ABSTRACT

This is the second of two chapters on marriage, with a focus on the patterns resulting from intermarrying clans. The chapter begins by discussing the distinctions between genealogical and classificatory cross-cousins, and between unilateral and bilateral cross-cousin marriage, arguing that perhaps too much has been made of the significance of the distinctions in the earlier alliance theory literature, when compared with actual practice. Empirically, the chapter organizes data from the Nuaulu corpus covering the period 1970 to 2015, indicating a strong tendency towards endogamous marriage within the three ‘ritual’ settlements of Niamonae, Rouhua and Bunara, and showing ways in which demographic fitness constrains and facilitates clan alliance, and the patterns of connectedness between clans which result.

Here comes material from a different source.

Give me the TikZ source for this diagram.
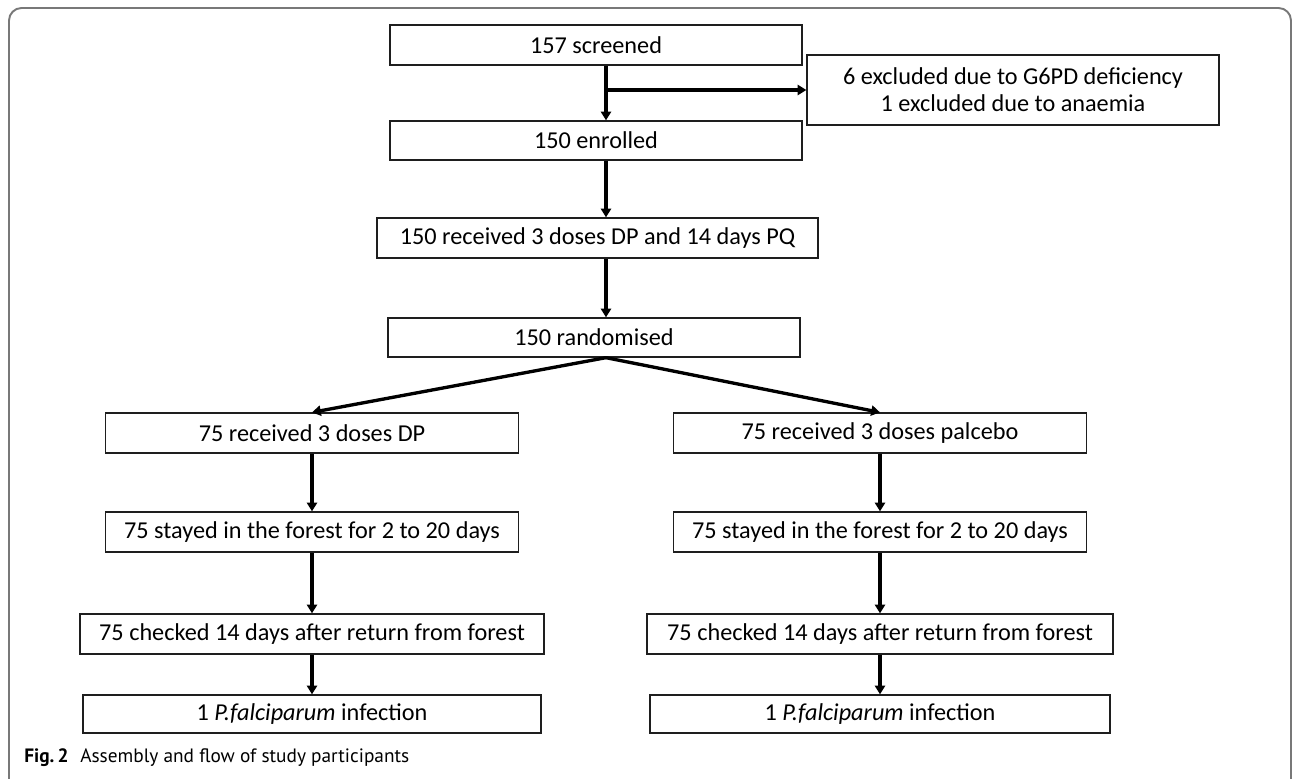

Given the initial model of bilaterality, special attention is given to cases of direct exchange of siblings through marriage. The chapter concludes by observing that the system in which Nuaulu operate as agents who both alter and reproduce it, is an ever-changing mixture of established alliances with different clans, preferences and demographic factors, a package of contradictory ties from which people must select depending on situational priorities. While these tend to favour a more bilateral pattern on balance, encouraged in part by the symmetrical dynamic that regulates ritual life, the system is always moving towards – ‘becoming’ -without ever achieving the model implicated.